(Rows from a dataset of charts and code)
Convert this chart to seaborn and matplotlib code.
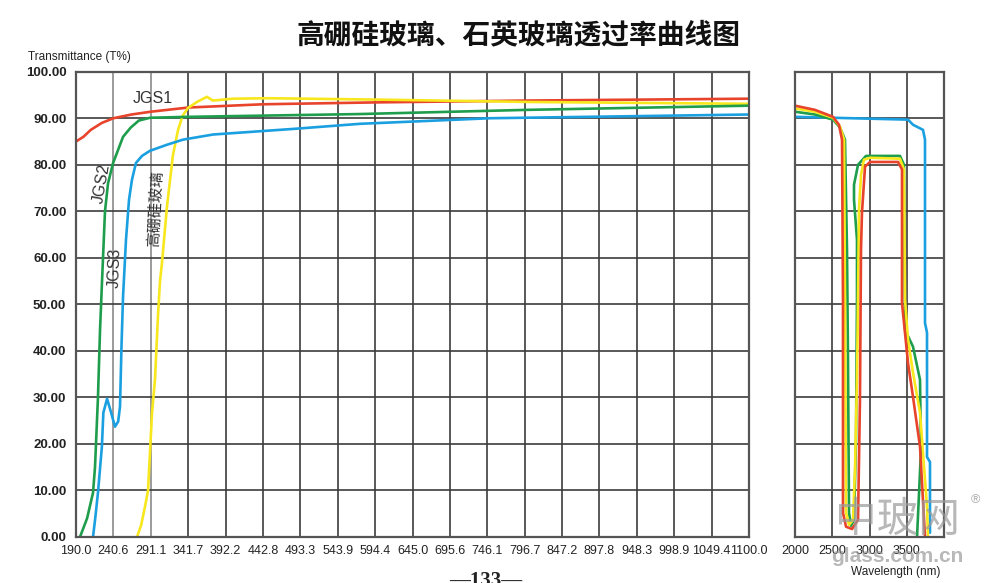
import numpy as np
import pandas as pd
import matplotlib
matplotlib.use("Agg")
import matplotlib.pyplot as plt
import seaborn as sns

sns.set_style("white")
plt.rcParams["font.family"] = ["Liberation Sans", "Noto Sans CJK SC", "DejaVu Sans"]

# ---- data: left panel (190-1100 nm) ----
jgs1_x = [190, 200, 210, 225, 240.6, 265, 291, 341.7, 442.8, 594, 800, 1100]
jgs1_y = [85.0, 86.0, 87.5, 89.0, 90.0, 90.8, 91.4, 92.3, 93.0, 93.4, 93.8, 94.2]

jgs2_x = [195.4, 205, 213, 215.7, 219.7, 222.5, 225.2, 229.2, 233.3, 240, 253.6, 264, 275, 290, 341.7, 574, 800, 1100]
jgs2_y = [0.0, 4.0, 9.5, 15.0, 30.0, 44.5, 55.0, 70.0, 76.0, 80.3, 86.0, 88.0, 89.5, 90.1, 90.3, 90.9, 91.8, 92.7]

jgs3_x = [213, 216, 219.7, 225, 227, 232, 237, 242.7, 247, 249.5, 251.5, 253.6, 257.6, 261.7, 265.7, 271.1, 279.2,
          290, 313, 334.7, 375.3, 483.4, 574, 750, 1100]
jgs3_y = [0.0, 4.0, 9.5, 19.4, 26.7, 29.7, 27.0, 23.7, 24.8, 28.0, 40.9, 51.6, 63.9, 72.5, 76.8, 80.4, 81.9,
          83.0, 84.3, 85.4, 86.5, 87.7, 88.8, 90.0, 90.8]

boro_x = [272.5, 278, 283.3, 287.4, 292.8, 296.8, 301, 303.6, 306.3, 313, 321, 328, 334, 341.4, 353.6, 367, 375, 402,
          450, 600, 800, 1100]
boro_y = [0.0, 2.5, 6.5, 10.0, 26.7, 33.8, 48.0, 55.0, 59.0, 71.0, 82.0, 87.5, 90.5, 92.2, 93.5, 94.6, 93.8, 94.2,
          94.3, 94.0, 93.5, 93.1]

# ---- data: right panel (2000-4000 nm) ----
r_red_x = [2000, 2268, 2510, 2590, 2631, 2644, 2644, 2685, 2765, 2846, 2872, 2886, 2899, 2940, 3007, 3383, 3436,
           3436, 3517, 3584, 3678, 3745]
r_red_y = [92.7, 91.8, 90.3, 88.6, 85.4, 51.0, 5.2, 2.2, 1.7, 3.7, 29.5, 61.7, 69.7, 79.6, 80.6, 80.6, 79.0,
           50.3, 37.4, 30.1, 19.4, 0.0]

r_green_x = [2000, 2268, 2510, 2604, 2671, 2698, 2711, 2725, 2752, 2792, 2819, 2832, 2832, 2792, 2792, 2846, 2953,
             3409, 3463, 3477, 3584, 3678, 3691, 3638]
r_green_y = [91.4, 90.8, 89.7, 88.0, 85.4, 61.7, 38.7, 5.2, 2.4, 3.7, 20.9, 51.0, 63.9, 72.5, 75.7, 80.0, 81.9,
             81.9, 80.0, 44.5, 40.9, 33.8, 18.7, 0.0]

r_yellow_x = [2000, 2268, 2510, 2604, 2658, 2671, 2685, 2725, 2779, 2805, 2832, 2846, 2859, 2886, 2926, 3007, 3409,
              3463, 3477, 3517, 3584, 3678, 3772, 3785]
r_yellow_y = [92.1, 91.4, 90.1, 88.2, 85.4, 51.0, 5.2, 2.6, 3.7, 14.4, 33.8, 51.0, 70.3, 77.8, 81.1, 81.5, 81.3,
              79.0, 51.0, 42.4, 35.3, 26.7, 6.5, 0.0]

r_blue_x = [2000, 2510, 3007, 3517, 3584, 3718, 3745, 3745, 3772, 3772, 3812, 3812]
r_blue_y = [90.3, 90.1, 89.9, 89.7, 88.6, 87.5, 85.4, 46.0, 43.9, 17.2, 16.1, 0.9]

left_ticks = [190.0, 240.6, 291.1, 341.7, 392.2, 442.8, 493.3, 543.9, 594.4, 645.0, 695.6, 746.1, 796.7,
              847.2, 897.8, 948.3, 998.9, 1049.4, 1100.0]
right_ticks = [2000, 2500, 3000, 3500, 4000]
right_labels = ["2000", "2500", "3000", "3500", ""]
y_ticks = [0, 10, 20, 30, 40, 50, 60, 70, 80, 90, 100]

RED = "#e8432b"
GREEN = "#1e9e4c"
BLUE = "#1aa0e0"
YELLOW = "#f7e71c"
GRID = "#3c3c3c"

fig = plt.figure(figsize=(10, 5.83), dpi=100)
ax1 = fig.add_axes([0.076, 0.079, 0.673, 0.798])
ax2 = fig.add_axes([0.795, 0.079, 0.149, 0.798])

lw = 1.9
for ax in (ax1, ax2):
    ax.set_ylim(0, 100)
    ax.set_yticks(y_ticks)
    ax.grid(True, color=GRID, lw=1.2)
    ax.set_axisbelow(True)
    for s in ax.spines.values():
        s.set_color("#555555")
        s.set_linewidth(1.6)
    ax.tick_params(length=0)
    ax.set_xlabel("")
    ax.set_ylabel("")

# left panel curves
sns.lineplot(x=jgs1_x, y=jgs1_y, ax=ax1, color=RED, lw=lw, sort=False, estimator=None)
sns.lineplot(x=boro_x, y=boro_y, ax=ax1, color=YELLOW, lw=lw, sort=False, estimator=None)
sns.lineplot(x=jgs2_x, y=jgs2_y, ax=ax1, color=GREEN, lw=lw, sort=False, estimator=None)
sns.lineplot(x=jgs3_x, y=jgs3_y, ax=ax1, color=BLUE, lw=lw, sort=False, estimator=None)
ax1.set_xlim(190, 1100)
ax1.set_xticks(left_ticks)
ax1.set_xticklabels([f"{t:.1f}" for t in left_ticks], fontsize=9, color="#222222")
ax1.set_yticklabels([f"{t:.2f}" for t in y_ticks], fontsize=9.5, fontweight="bold", color="#222222")
ax1.tick_params(axis="x", pad=6)
ax1.tick_params(axis="y", pad=7)
for i, gl in enumerate(ax1.get_xgridlines()):
    if i in (1, 2):
        gl.set_color("#8a8a8a")

# right panel curves
sns.lineplot(x=r_blue_x, y=r_blue_y, ax=ax2, color=BLUE, lw=lw, sort=False, estimator=None)
sns.lineplot(x=r_green_x, y=r_green_y, ax=ax2, color=GREEN, lw=lw, sort=False, estimator=None)
sns.lineplot(x=r_yellow_x, y=r_yellow_y, ax=ax2, color=YELLOW, lw=lw, sort=False, estimator=None)
sns.lineplot(x=r_red_x, y=r_red_y, ax=ax2, color=RED, lw=lw, sort=False, estimator=None)
ax2.set_xlim(2000, 4000)
ax2.set_xticks(right_ticks)
ax2.set_xticklabels(right_labels, fontsize=9, color="#222222")
ax2.set_yticklabels([])
ax2.tick_params(axis="x", pad=6)

# curve labels
lab = dict(color="#333333", fontsize=11.5, family=["Liberation Sans", "Noto Sans CJK SC"])
ax1.text(267, 94.2, "JGS1", ha="left", va="center", **lab)
ax1.text(225, 76.0, "JGS2", ha="center", va="center", rotation=80, **lab)
ax1.text(243, 57.8, "JGS3", ha="center", va="center", rotation=88, **lab)
ax1.text(297, 70.5, "高硼硅玻璃", ha="center", va="center", rotation=87,
         color="#333333", fontsize=11, family=["Noto Sans CJK SC", "DejaVu Sans"])

# titles and axis captions
fig.text(0.518, 0.94, "高硼硅玻璃、石英玻璃透过率曲线图", ha="center", va="center",
         fontsize=20, fontweight="bold", family=["Noto Sans CJK SC", "DejaVu Sans"], color="#111111")
fig.text(0.028, 0.902, "Transmittance (T%)", ha="left", va="center", fontsize=8.5, color="#222222")
fig.text(0.896, 0.019, "Wavelength (nm)", ha="center", va="center", fontsize=8.5, color="#222222")
fig.text(0.486, 0.004, "\u2014133\u2014", ha="center", va="center", fontsize=15, fontweight="bold",
         family=["Liberation Serif", "DejaVu Serif"], color="#222222")

# watermark
fig.text(0.897, 0.108, "中玻网", ha="center", va="center", fontsize=30, color="#9a9a9a", alpha=0.7,
         family=["Noto Sans CJK SC", "DejaVu Sans"])
fig.text(0.897, 0.046, "glass.com.cn", ha="center", va="center", fontsize=15, fontweight="bold",
         color="#9a9a9a", alpha=0.7)
fig.text(0.975, 0.143, "®", ha="center", va="center", fontsize=9, color="#aaaaaa")

fig.savefig("out.png", dpi=100)
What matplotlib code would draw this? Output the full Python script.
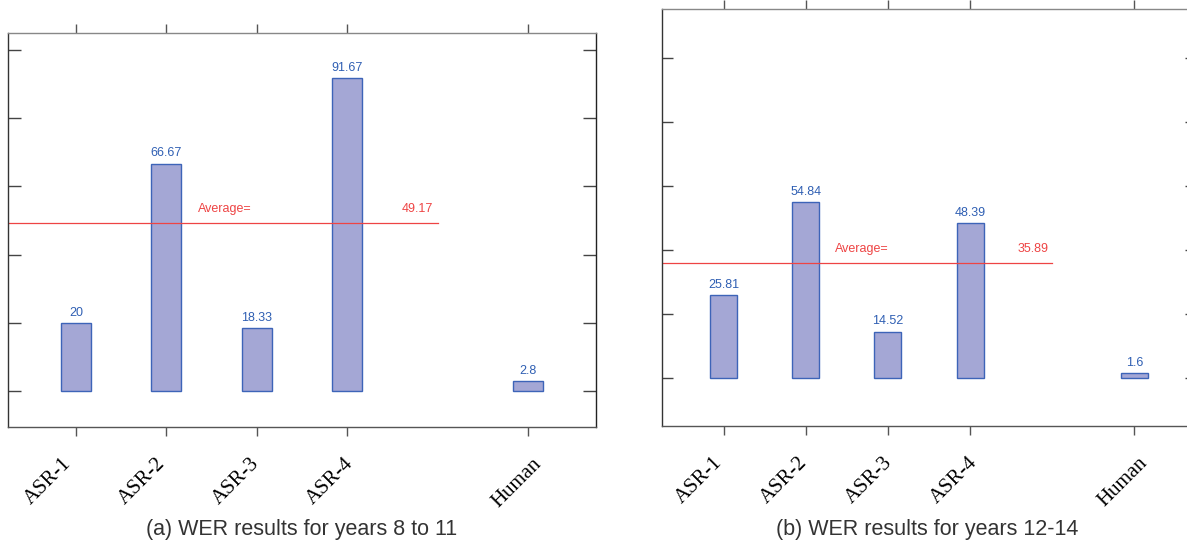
import matplotlib.pyplot as plt
from matplotlib.transforms import ScaledTranslation

systems = ['ASR-1', 'ASR-2', 'ASR-3', 'ASR-4', 'Human']
positions = [0, 1, 2, 3, 5]

wer_8_11 = [20, 66.67, 18.33, 91.67, 2.8]
avg_8_11 = 49.17
wer_12_14 = [25.81, 54.84, 14.52, 48.39, 1.6]
avg_12_14 = 35.89

bar_fill = '#a4a7d5'
bar_edge = '#3d64b8'
label_blue = '#2f5fb3'
avg_red = '#ee4444'


def draw_panel(fig, ax, values, avg, ylim, tick_len, shift0, shift_step):
    ax.bar(positions, values, width=0.33, color=bar_fill, edgecolor=bar_edge, linewidth=1.0)
    for x, v in zip(positions, values):
        ax.annotate(f'{v:g}', (x, v), xytext=(0, 3), textcoords='offset points',
                    ha='center', va='bottom', color=label_blue, fontsize=9,
                    family='Liberation Sans')

    # average line runs from the left edge to x = 4
    ax.plot([-0.75, 4], [avg, avg], color=avg_red, linewidth=0.9)
    ax.text(1.35, avg + 2.5, 'Average=', color=avg_red, fontsize=9,
            family='Liberation Sans', va='bottom', ha='left')
    ax.text(3.95, avg + 2.5, f'{avg:g}', color=avg_red, fontsize=9,
            family='Liberation Sans', va='bottom', ha='right')

    ax.set_xlim(-0.75, 5.75)
    ax.set_ylim(*ylim)
    ax.set_xticks(positions)
    ax.set_xticklabels(systems, rotation=45, ha='right', rotation_mode='anchor',
                       family='Liberation Serif', fontsize=15)
    ax.set_yticks([0, 20, 40, 60, 80, 100])
    ax.set_yticklabels([])

    ax.tick_params(axis='x', which='both', direction='out', length=6.5, width=1,
                   top=True, bottom=True, color='#555', pad=13)
    ax.tick_params(axis='y', which='both', direction='in', length=tick_len, width=1,
                   left=True, right=True, color='#444')

    # labels in the original are spread a bit wider than the ticks
    for lab, p in zip(ax.get_xticklabels(), positions):
        dx = (shift0 + shift_step * p) / 100
        lab.set_transform(lab.get_transform() + ScaledTranslation(dx, 0, fig.dpi_scale_trans))

    ax.spines['left'].set_color('#333')
    ax.spines['right'].set_color('#222')
    ax.spines['top'].set_color('#888')
    ax.spines['bottom'].set_color('#555')
    for s in ax.spines.values():
        s.set_linewidth(1.0)


fig = plt.figure(figsize=(11.87, 5.5), dpi=100)

ax1 = fig.add_axes([8 / 1187, 123 / 550, 588 / 1187, 394 / 550])
draw_panel(fig, ax1, wer_8_11, avg_8_11, (-10.6, 105), 9.4, -14, 3.6)

# right panel runs past the edge of the figure, as in the original
ax2 = fig.add_axes([662 / 1187, 124 / 550, 534 / 1187, 417 / 550])
draw_panel(fig, ax2, wer_12_14, avg_12_14, (-15, 115.3), 8, -11, 3.0)

fig.text(302 / 1187, 20 / 550, '(a) WER results for years 8 to 11', ha='center', va='center',
         fontsize=15.5, color='#333', family='Liberation Sans')
fig.text(927 / 1187, 20 / 550, '(b) WER results for years 12-14', ha='center', va='center',
         fontsize=15.5, color='#333', family='Liberation Sans')

fig.savefig('out.png', dpi=100)
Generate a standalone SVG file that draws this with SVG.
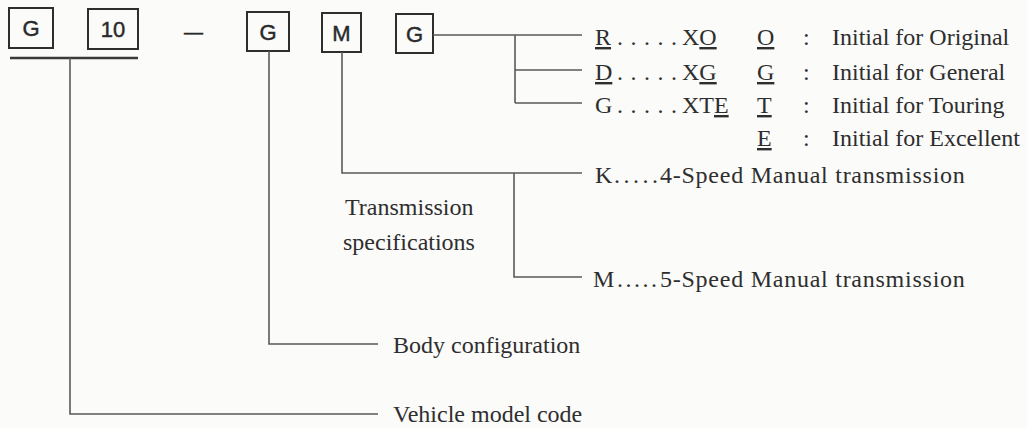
<svg xmlns="http://www.w3.org/2000/svg" width="1027" height="428" viewBox="0 0 1027 428">
<style>
.bg{fill:#fbfbfa}
.box{fill:none;stroke:#2e2e2e;stroke-width:2}
.code{font-family:"Liberation Sans",Arial,sans-serif;font-size:22px;fill:#2a2a2a;stroke:#2a2a2a;stroke-width:0.45;text-anchor:middle}
.t{font-family:"Liberation Serif","Times New Roman",serif;font-size:24px;fill:#2e2e2e}
.u{text-decoration:underline}
.conn path{fill:none;stroke:#5a5a5a;stroke-width:1.6}
.conn .bar{stroke:#3a3a3a;stroke-width:2.4}
</style>
<rect class="bg" x="0" y="0" width="1027" height="428"/>

<g id="code-G1"><rect class="box" x="9" y="8" width="44" height="40"/><text class="code" x="31" y="36">G</text></g>
<g id="code-10"><rect class="box" x="88" y="9" width="50" height="40"/><text class="code" x="113" y="37">10</text></g>
<g id="code-dash"><text class="code" x="193.5" y="38" style="font-size:19px">—</text></g>
<g id="code-G2"><rect class="box" x="247" y="12" width="42" height="39"/><text class="code" x="268" y="39.5">G</text></g>
<g id="code-M"><rect class="box" x="322" y="13" width="39" height="39"/><text class="code" x="341.5" y="40.5">M</text></g>
<g id="code-G3"><rect class="box" x="396" y="14" width="37" height="39"/><text class="code" x="414.5" y="41.5">G</text></g>

<g class="conn" id="connectors">
<path class="bar" d="M10,58 H138"/>
<path d="M433,35 H582 M515,35 V103 M515,70 H582 M515,103 H582"/>
<path d="M342,52 V173 H582 M514,173 V277 H582"/>
<path d="M269,51 V344 H378"/>
<path d="M70,58 V414 H378"/>
</g>

<g id="grade-R"><text class="t" x="595" y="45"><tspan class="u">R</tspan><tspan x="617 630.5 644 657.5 671">.....</tspan><tspan x="682">X</tspan><tspan class="u">O</tspan></text></g>
<g id="grade-D"><text class="t" x="595" y="80"><tspan class="u">D</tspan><tspan x="617 630.5 644 657.5 671">.....</tspan><tspan x="682">X</tspan><tspan class="u">G</tspan></text></g>
<g id="grade-G"><text class="t" x="595" y="113">G<tspan x="617 630.5 644 657.5 671">.....</tspan><tspan x="682">XT</tspan><tspan class="u">E</tspan></text></g>

<g id="legend-O"><text class="t" x="757" y="45"><tspan class="u">O</tspan><tspan x="803">:</tspan><tspan x="832">Initial for Original</tspan></text></g>
<g id="legend-G"><text class="t" x="757" y="80"><tspan class="u">G</tspan><tspan x="803">:</tspan><tspan x="832">Initial for General</tspan></text></g>
<g id="legend-T"><text class="t" x="757" y="113"><tspan class="u">T</tspan><tspan x="803">:</tspan><tspan x="832">Initial for Touring</tspan></text></g>
<g id="legend-E"><text class="t" x="757" y="146"><tspan class="u">E</tspan><tspan x="803">:</tspan><tspan x="832">Initial for Excellent</tspan></text></g>

<g id="trans-K"><text class="t" x="595" y="183">K<tspan x="614 623.5 633 642.5 652">.....</tspan><tspan x="660" letter-spacing="0.75">4-Speed Manual transmission</tspan></text></g>
<g id="trans-label"><text class="t" x="345" y="215">Transmission</text><text class="t" x="343" y="250">specifications</text></g>
<g id="trans-M"><text class="t" x="593" y="287">M<tspan x="617 625.5 634 642.5 651">.....</tspan><tspan x="660" letter-spacing="0.75">5-Speed Manual transmission</tspan></text></g>

<g id="body-config"><text class="t" x="393" y="353">Body configuration</text></g>
<g id="vehicle-code"><text class="t" x="393" y="422">Vehicle model code</text></g>
</svg>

_TASK STATEMENT_
Only the lines from the start of the records to the line with "83.0, 84.3, 85.4, 86.5, 87.7, 88.8, 90.0, 90.8]" belong in the copy. Print them exactly, minus pictures.

_SOLUTION_
Convert this chart to seaborn and matplotlib code.
import numpy as np
import pandas as pd
import matplotlib
matplotlib.use("Agg")
import matplotlib.pyplot as plt
import seaborn as sns

sns.set_style("white")
plt.rcParams["font.family"] = ["Liberation Sans", "Noto Sans CJK SC", "DejaVu Sans"]

# ---- data: left panel (190-1100 nm) ----
jgs1_x = [190, 200, 210, 225, 240.6, 265, 291, 341.7, 442.8, 594, 800, 1100]
jgs1_y = [85.0, 86.0, 87.5, 89.0, 90.0, 90.8, 91.4, 92.3, 93.0, 93.4, 93.8, 94.2]

jgs2_x = [195.4, 205, 213, 215.7, 219.7, 222.5, 225.2, 229.2, 233.3, 240, 253.6, 264, 275, 290, 341.7, 574, 800, 1100]
jgs2_y = [0.0, 4.0, 9.5, 15.0, 30.0, 44.5, 55.0, 70.0, 76.0, 80.3, 86.0, 88.0, 89.5, 90.1, 90.3, 90.9, 91.8, 92.7]

jgs3_x = [213, 216, 219.7, 225, 227, 232, 237, 242.7, 247, 249.5, 251.5, 253.6, 257.6, 261.7, 265.7, 271.1, 279.2,
          290, 313, 334.7, 375.3, 483.4, 574, 750, 1100]
jgs3_y = [0.0, 4.0, 9.5, 19.4, 26.7, 29.7, 27.0, 23.7, 24.8, 28.0, 40.9, 51.6, 63.9, 72.5, 76.8, 80.4, 81.9,
          83.0, 84.3, 85.4, 86.5, 87.7, 88.8, 90.0, 90.8]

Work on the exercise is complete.